“是你的啊!温宁好像是在这里早产了!对不起三哥,我来晚了,温宁现在不知道哪儿去了,留下一个孩子在这里,小可怜见的,它好小啊,也不哭,好像没什么呼吸……”
厉北琛浑身的血液都像被抽走了一样。
温宁早产了?她不知道哪儿去了?她留下他们的孩子在这里?
一系列信息像是将他的头脑击打得无法思考。
他心脏沉下去,大步跑到黎向晚身侧,女人满脸外伤的举着手电筒,着急照向地上,“宝宝太小了,我不敢动,刚才靳庭打电话说,已经联系到你了,我就一直等着你来……”
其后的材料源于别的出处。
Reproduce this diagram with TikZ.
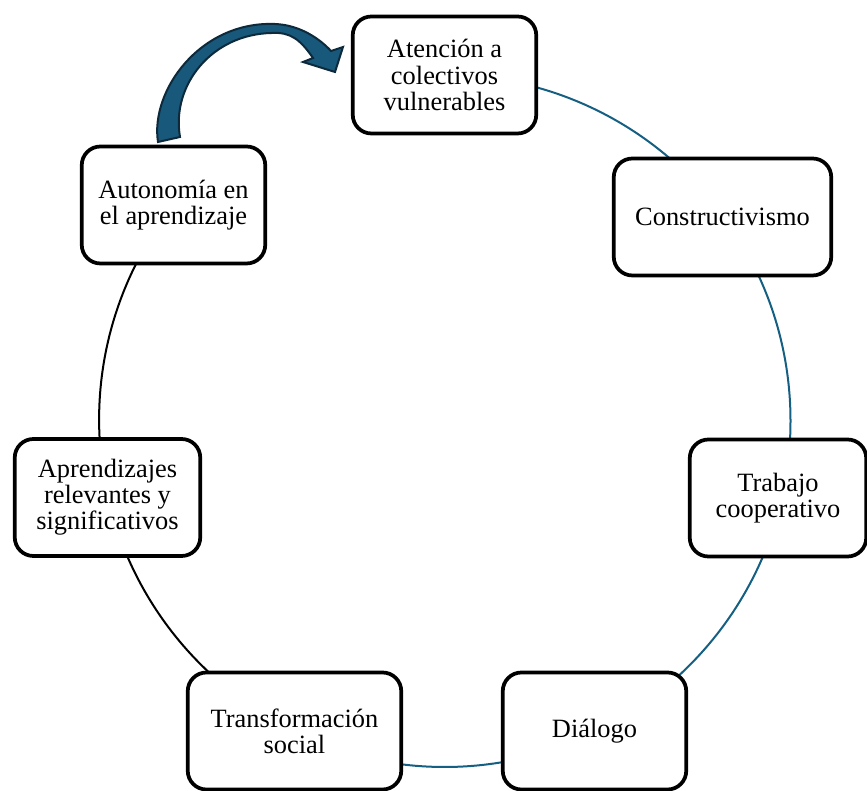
\documentclass[tikz,border=0pt]{standalone}
\usepackage{fontspec}
\setmainfont{Liberation Serif}
\pgfdeclarelayer{bg}
\pgfsetlayers{bg,main}
\definecolor{cyc}{RGB}{21,96,130}
\definecolor{arrfill}{RGB}{24,88,122}
\definecolor{arrline}{RGB}{12,42,60}
\tikzset{
  box/.style={draw=black, fill=white, line width=2.8pt, rounded corners=14pt,
    minimum width=#1*0.75pt, minimum height=117*0.75pt, align=center, inner sep=2pt,
    font=\fontsize{19.8pt}{19.6pt}\selectfont},
  ring/.style={line width=1.5pt},
}
\begin{document}
\begin{tikzpicture}[x=0.75pt, y=0.75pt]
\useasboundingbox (0,0) rectangle (867,791);
\node[box=183.5] (A) at (444.5,716) {Atención a\\colectivos\\vulnerables};
\node[box=217.5] (B) at (722.5,574) {Constructivismo};
\node[box=176.5] (T) at (778,293) {Trabajo\\cooperativo};
\node[box=183.5] (D) at (594.5,60) {Diálogo};
\node[box=213.5] (S) at (294.5,60) {Transformación\\social};
\node[box=185.5] (R) at (107.5,293.5) {Aprendizajes\\relevantes y\\significativos};
\node[box=183.5] (U) at (173.5,586) {Autonomía en\\el aprendizaje};
\begin{pgfonlayer}{bg}
\draw[ring, cyc] (A.center) arc[start angle=90, end angle=-115.8, radius=259.5pt];
\draw[ring, black] (S.center) arc[start angle=-115.8, end angle=-218.7, radius=259.5pt];
\end{pgfonlayer}
\draw[fill=arrfill, draw=arrline, line width=1.5pt, line join=miter]
  (158,649) .. controls (150,700) and (200,770) .. (275,767)
  .. controls (300,766) and (320,752) .. (331,740)
  -- (343,744) -- (335,719) -- (303,729) -- (313,733)
  .. controls (300,752) and (290,759) .. (272,758)
  .. controls (212,757) and (171,706) .. (180,654) -- cycle;
\end{tikzpicture}
\end{document}
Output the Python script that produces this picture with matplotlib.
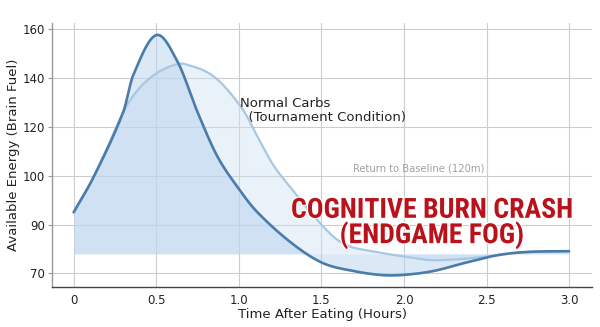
import numpy as np
import matplotlib
matplotlib.use("Agg")
import matplotlib.pyplot as plt
import matplotlib.patheffects as pe

# Hours after eating and available energy for the two meal profiles
crash_t = [0.0, 0.125, 0.30, 0.36, 0.50, 0.63, 0.75, 0.87, 1.0, 1.11,
           1.32, 1.51, 1.71, 1.87, 2.0, 2.18, 2.38, 2.57, 2.75, 3.0]
crash_energy = [92.5, 100, 126, 141, 157.5, 146.5, 126, 107.9, 97.3, 92.6,
                82.4, 74.2, 70.8, 69.3, 69.4, 71, 74.5, 77.5, 78.8, 79.1]

normal_t = [0.0, 0.125, 0.30, 0.362, 0.425, 0.489, 0.55, 0.611, 0.671, 0.85,
            1.02, 1.11, 1.21, 1.32, 1.41, 1.57, 1.67, 1.77, 1.87, 2.07, 2.17,
            2.37, 2.57, 2.70, 3.0]
normal_energy = [92.5, 100, 126, 132.8, 137.7, 141.3, 143.7, 145.3, 145.7, 140.5,
                 127.5, 116.4, 104.2, 97.3, 93.5, 85.2, 81.1, 79.5, 78.3, 76.2,
                 75.4, 76, 77.5, 78.6, 79.1]

baseline = 78
y_ticks = [70, 90, 100, 120, 140, 160]
x_ticks = [0, 0.5, 1.0, 1.5, 2.0, 2.5, 3.0]
x_tick_labels = ["0", "0.5", "1.0", "1.5", "2.0", "2.5", "3.0"]

# Axis spaces each labelled tick evenly
_pos = np.arange(len(y_ticks), dtype=float)


def to_pos(v):
    v = np.asarray(v, dtype=float)
    p = np.interp(v, y_ticks, _pos)
    p = np.where(v < y_ticks[0], (v - y_ticks[0]) / 20.0, p)
    p = np.where(v > y_ticks[-1], _pos[-1] + (v - y_ticks[-1]) / 20.0, p)
    return p


def from_pos(p):
    p = np.asarray(p, dtype=float)
    v = np.interp(p, _pos, y_ticks)
    v = np.where(p < 0, y_ticks[0] + p * 20.0, v)
    v = np.where(p > _pos[-1], y_ticks[-1] + (p - _pos[-1]) * 20.0, v)
    return v


def smooth(xs, ys, n=30):
    """Cubic Hermite curve through the points, shaped in axis space."""
    x = np.asarray(xs, float)
    y = to_pos(ys)
    m = np.empty_like(y)
    m[1:-1] = (y[2:] - y[:-2]) / (x[2:] - x[:-2])
    m[0] = (y[1] - y[0]) / (x[1] - x[0])
    m[-1] = (y[-1] - y[-2]) / (x[-1] - x[-2])
    ox, oy = [], []
    s = np.linspace(0, 1, n, endpoint=False)
    h00 = 2 * s ** 3 - 3 * s ** 2 + 1
    h10 = s ** 3 - 2 * s ** 2 + s
    h01 = -2 * s ** 3 + 3 * s ** 2
    h11 = s ** 3 - s ** 2
    for i in range(len(x) - 1):
        h = x[i + 1] - x[i]
        ox.extend(x[i] + s * h)
        oy.extend(h00 * y[i] + h10 * h * m[i] + h01 * y[i + 1] + h11 * h * m[i + 1])
    ox.append(x[-1])
    oy.append(y[-1])
    return np.array(ox), from_pos(np.array(oy))


fig = plt.figure(figsize=(6, 3.27), dpi=100)
ax = fig.add_axes([0.087, 0.122, 0.9, 0.808])
ax.set_yscale("function", functions=(to_pos, from_pos))

ct, ce = smooth(crash_t, crash_energy)
nt, ne = smooth(normal_t, normal_energy)

ax.fill_between(nt, ne, baseline, color="#cfe1f3", alpha=0.45, lw=0, zorder=1)
ax.fill_between(ct, ce, baseline, color="#b9d3ee", alpha=0.5, lw=0, zorder=1)
ax.plot(nt, ne, color="#a8c8e2", lw=1.6, zorder=3, solid_capstyle="round")
ax.plot(ct, ce, color="#4a7cab", lw=1.9, zorder=4, solid_capstyle="round")

ax.set_xlim(-0.13, 3.14)
ax.set_ylim(64.4, 162.5)
ax.set_xticks(x_ticks)
ax.set_xticklabels(x_tick_labels)
ax.set_yticks(y_ticks)
ax.set_yticklabels([str(v) for v in y_ticks])
ax.yaxis.set_minor_locator(matplotlib.ticker.NullLocator())
ax.xaxis.set_minor_locator(matplotlib.ticker.NullLocator())

ax.grid(True, color="#cccccc", lw=0.8, zorder=0)
ax.set_axisbelow(True)
for side in ("top", "right"):
    ax.spines[side].set_visible(False)
ax.spines["left"].set_color("#999999")
ax.spines["bottom"].set_color("#444444")
ax.spines["left"].set_linewidth(1.0)
ax.spines["bottom"].set_linewidth(1.0)
ax.tick_params(axis="x", length=0, pad=5, labelsize=8.5, labelcolor="#222222")
ax.tick_params(axis="y", length=3, width=0.8, color="#999999", pad=2,
               labelsize=8.5, labelcolor="#222222")

ax.set_xlabel("Time After Eating (Hours)", fontsize=9.5, color="#222222", labelpad=1)
ax.set_ylabel("Available Energy (Brain Fuel)", fontsize=9.5, color="#222222", labelpad=2)

ax.text(1.01, 126.7, "Normal Carbs\n  (Tournament Condition)", fontsize=9.5,
        color="#222222", ha="left", va="center", linespacing=1.15, zorder=5)
ax.text(1.69, 103, "Return to Baseline (120m)", fontsize=7.2, color="#a0a0a0",
        ha="left", va="center", zorder=5)
ax.text(2.17, 90.3, "COGNITIVE BURN CRASH\n(ENDGAME FOG)",
        family=["Roboto Condensed", "Roboto", "DejaVu Sans"], fontweight="heavy",
        fontsize=20, color="#ba121b", ha="center", va="center",
        linespacing=0.88, zorder=6,
        path_effects=[pe.withStroke(linewidth=1.5, foreground="white")])

fig.savefig("out.png", dpi=100)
厉北琛的视线落入那石碓下,充满了惴惴不安,紧接着,瞳孔变得血红嗜杀。
那个皱巴巴的小东西,有多可怜呢,连蔽体的襁褓破布都没有!
它就这样被他的母亲像丢垃圾一样遗弃在石碓下面,深夜春寒,海风刺骨啊。
厉北琛那一刻的心脏,再如何冷硬坚强,也在一瞬间将温宁钉在了十字罪上。
他和母亲曾经那么期待的孩子。
即便后来温宁一再背叛他,他依旧忍不住重视,想生下来的孩子。
现在躺在这里,小小的,不足他一个手掌大,浑身嫩红染着血,近乎透明,被冷风吹得微微摇晃。
厉北琛的瞳孔红了。
他双手轻颤,慢慢俯身,小心翼翼将它抱起来,安置在爸爸宽阔的怀里,脱下外套将它早产的身子盖住,薄唇抿得阴鸷,嗓音染上潮湿,“爸爸来晚了,对不起,孩子。”
“厉总……”森洋见他神情呆滞又恐怖。
“让机舱里的医生滚过来,快点!!”他吼,鬓角青筋暴跳,猛地站起来,像头疯了的狮子在树林里疯狂寻找,“森洋,找她,还有一个,他们是双胞胎,还有一个!”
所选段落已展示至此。